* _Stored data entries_
□ □ □ □ □
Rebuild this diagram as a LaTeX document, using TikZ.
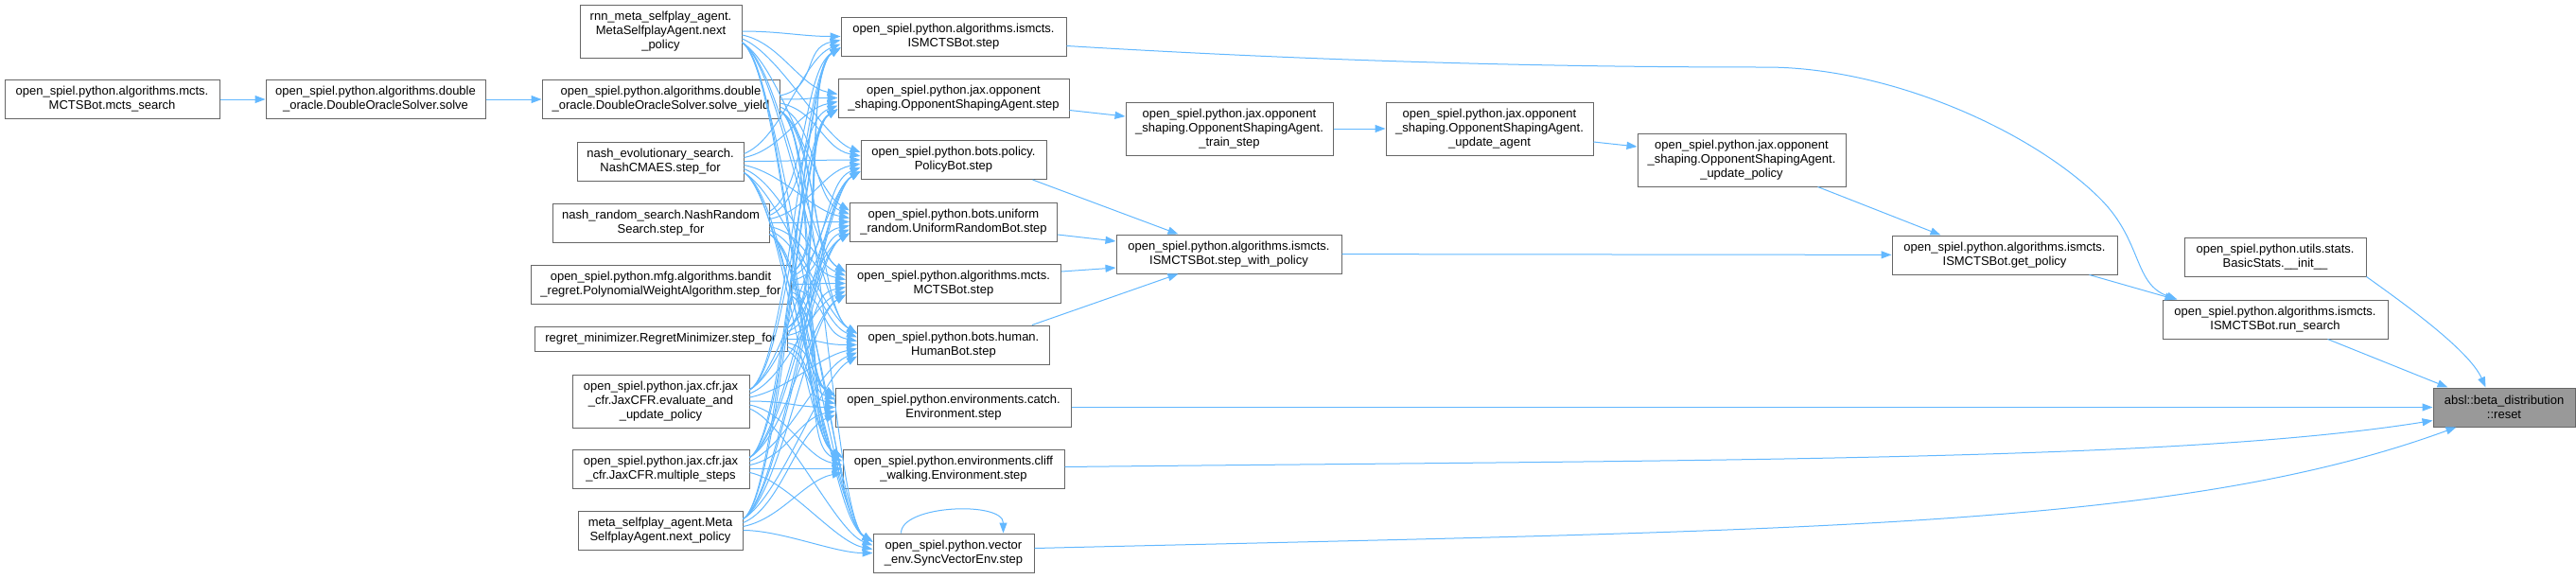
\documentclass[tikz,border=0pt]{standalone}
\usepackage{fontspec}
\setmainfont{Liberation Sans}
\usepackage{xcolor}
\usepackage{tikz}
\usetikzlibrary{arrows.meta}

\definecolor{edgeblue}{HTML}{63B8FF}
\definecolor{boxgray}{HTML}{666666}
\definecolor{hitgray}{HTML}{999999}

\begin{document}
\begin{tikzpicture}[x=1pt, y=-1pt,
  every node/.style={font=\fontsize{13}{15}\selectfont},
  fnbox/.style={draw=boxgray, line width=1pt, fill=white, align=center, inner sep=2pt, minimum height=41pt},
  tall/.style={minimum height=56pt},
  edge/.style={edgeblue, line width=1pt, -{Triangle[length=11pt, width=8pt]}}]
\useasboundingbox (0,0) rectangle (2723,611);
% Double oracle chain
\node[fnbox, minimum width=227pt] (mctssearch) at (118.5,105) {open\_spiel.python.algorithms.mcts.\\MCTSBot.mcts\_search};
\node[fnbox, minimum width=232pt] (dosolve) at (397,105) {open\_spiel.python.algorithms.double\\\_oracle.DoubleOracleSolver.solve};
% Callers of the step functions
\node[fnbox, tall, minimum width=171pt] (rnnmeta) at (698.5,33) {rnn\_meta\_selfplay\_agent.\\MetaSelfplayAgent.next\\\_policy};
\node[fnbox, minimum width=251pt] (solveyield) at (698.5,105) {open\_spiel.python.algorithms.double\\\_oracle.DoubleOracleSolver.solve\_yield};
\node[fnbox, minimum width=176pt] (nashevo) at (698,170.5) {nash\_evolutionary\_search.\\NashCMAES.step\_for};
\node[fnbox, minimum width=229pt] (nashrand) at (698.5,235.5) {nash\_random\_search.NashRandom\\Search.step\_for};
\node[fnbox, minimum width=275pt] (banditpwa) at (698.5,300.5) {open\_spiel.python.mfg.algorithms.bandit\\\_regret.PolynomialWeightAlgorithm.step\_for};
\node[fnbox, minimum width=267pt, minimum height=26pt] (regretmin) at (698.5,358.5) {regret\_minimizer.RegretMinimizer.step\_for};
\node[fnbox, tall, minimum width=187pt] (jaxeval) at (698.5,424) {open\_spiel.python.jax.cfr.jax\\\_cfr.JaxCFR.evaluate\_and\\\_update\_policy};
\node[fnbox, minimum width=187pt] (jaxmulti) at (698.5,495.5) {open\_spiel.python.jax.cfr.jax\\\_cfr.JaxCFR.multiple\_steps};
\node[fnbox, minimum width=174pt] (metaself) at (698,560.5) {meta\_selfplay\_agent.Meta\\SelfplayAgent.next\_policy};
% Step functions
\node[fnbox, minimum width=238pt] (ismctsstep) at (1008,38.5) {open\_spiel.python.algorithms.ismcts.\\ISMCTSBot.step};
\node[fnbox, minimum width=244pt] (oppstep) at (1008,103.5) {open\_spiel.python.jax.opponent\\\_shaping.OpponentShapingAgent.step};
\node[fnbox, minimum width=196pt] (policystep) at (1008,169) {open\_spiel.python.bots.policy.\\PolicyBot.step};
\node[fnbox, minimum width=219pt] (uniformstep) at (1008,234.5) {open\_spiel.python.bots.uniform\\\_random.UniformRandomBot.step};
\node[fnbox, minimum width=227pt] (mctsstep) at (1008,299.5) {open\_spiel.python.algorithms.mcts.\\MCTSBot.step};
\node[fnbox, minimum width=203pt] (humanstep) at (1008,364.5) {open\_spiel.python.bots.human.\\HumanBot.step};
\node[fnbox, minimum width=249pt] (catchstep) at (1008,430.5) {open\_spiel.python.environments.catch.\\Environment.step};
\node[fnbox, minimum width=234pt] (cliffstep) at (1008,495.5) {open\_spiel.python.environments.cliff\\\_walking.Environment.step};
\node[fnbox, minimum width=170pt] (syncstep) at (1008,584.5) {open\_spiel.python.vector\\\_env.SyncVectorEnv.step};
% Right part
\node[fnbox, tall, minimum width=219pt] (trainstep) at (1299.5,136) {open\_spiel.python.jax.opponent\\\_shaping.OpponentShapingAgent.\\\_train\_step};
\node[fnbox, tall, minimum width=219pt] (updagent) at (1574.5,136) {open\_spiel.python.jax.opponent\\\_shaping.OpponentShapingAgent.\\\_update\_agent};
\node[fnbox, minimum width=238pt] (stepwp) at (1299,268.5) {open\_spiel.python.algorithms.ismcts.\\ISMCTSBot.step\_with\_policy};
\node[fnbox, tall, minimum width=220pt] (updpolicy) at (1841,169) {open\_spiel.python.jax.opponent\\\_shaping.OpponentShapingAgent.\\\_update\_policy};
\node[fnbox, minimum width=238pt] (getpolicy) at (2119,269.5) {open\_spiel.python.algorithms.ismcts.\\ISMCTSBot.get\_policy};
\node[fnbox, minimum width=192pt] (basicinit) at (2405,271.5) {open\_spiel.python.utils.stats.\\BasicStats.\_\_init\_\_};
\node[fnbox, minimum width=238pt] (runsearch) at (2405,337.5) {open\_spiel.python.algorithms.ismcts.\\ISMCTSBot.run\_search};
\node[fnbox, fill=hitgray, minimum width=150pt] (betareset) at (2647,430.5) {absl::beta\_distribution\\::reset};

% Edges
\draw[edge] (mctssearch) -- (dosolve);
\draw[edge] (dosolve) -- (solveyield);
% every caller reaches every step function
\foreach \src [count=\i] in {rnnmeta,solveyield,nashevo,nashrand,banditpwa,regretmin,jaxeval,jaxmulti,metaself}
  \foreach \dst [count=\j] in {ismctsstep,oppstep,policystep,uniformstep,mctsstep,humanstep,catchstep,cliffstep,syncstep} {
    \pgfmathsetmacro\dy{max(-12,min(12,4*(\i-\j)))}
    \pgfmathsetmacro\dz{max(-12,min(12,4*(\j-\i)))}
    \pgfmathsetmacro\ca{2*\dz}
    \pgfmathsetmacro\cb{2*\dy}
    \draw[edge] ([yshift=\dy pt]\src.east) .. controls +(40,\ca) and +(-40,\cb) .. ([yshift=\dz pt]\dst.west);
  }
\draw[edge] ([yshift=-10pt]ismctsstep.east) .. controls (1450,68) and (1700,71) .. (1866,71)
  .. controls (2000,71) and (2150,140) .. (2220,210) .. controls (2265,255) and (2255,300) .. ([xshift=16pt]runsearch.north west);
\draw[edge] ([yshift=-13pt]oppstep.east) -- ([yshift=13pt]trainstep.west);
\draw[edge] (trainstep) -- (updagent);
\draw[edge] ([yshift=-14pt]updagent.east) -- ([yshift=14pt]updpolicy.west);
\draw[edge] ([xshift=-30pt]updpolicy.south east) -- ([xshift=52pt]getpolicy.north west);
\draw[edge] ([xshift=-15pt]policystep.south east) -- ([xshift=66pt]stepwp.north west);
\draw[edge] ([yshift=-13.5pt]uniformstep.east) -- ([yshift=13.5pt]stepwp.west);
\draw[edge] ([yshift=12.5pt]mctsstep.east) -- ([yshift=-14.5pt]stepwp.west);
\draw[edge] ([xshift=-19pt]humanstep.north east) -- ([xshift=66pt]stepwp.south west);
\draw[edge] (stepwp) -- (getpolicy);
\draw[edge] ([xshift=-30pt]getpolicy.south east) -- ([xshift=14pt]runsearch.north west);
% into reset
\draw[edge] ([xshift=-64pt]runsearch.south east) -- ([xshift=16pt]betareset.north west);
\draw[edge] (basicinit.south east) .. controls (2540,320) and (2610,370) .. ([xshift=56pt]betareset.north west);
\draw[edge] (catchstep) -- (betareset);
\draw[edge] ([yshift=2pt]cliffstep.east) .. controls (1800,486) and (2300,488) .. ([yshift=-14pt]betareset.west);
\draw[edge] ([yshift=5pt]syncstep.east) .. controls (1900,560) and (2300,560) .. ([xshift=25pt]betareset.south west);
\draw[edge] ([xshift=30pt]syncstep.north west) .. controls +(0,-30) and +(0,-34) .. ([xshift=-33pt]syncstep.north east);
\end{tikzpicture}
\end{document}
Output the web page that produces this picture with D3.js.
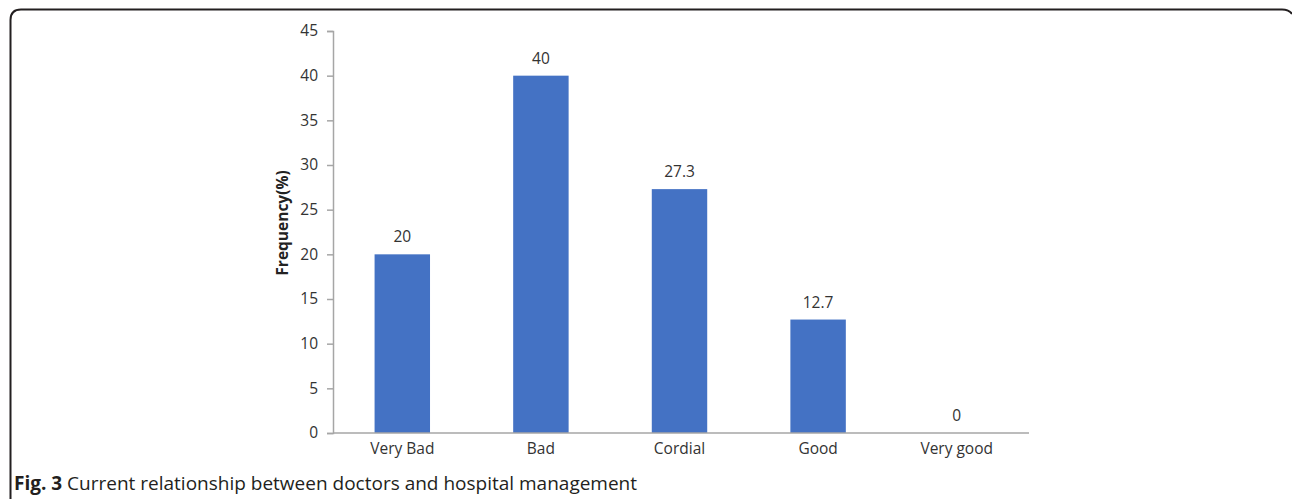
□ □ □ □ □
* _SHORT PROBLEM_
All lines holding the word "this" should be picked out and copied.

* _PROBLEM SOLUTION_
Rebuild this diagram as a LaTeX document, using TikZ.
Output the web page that produces this picture with D3.js.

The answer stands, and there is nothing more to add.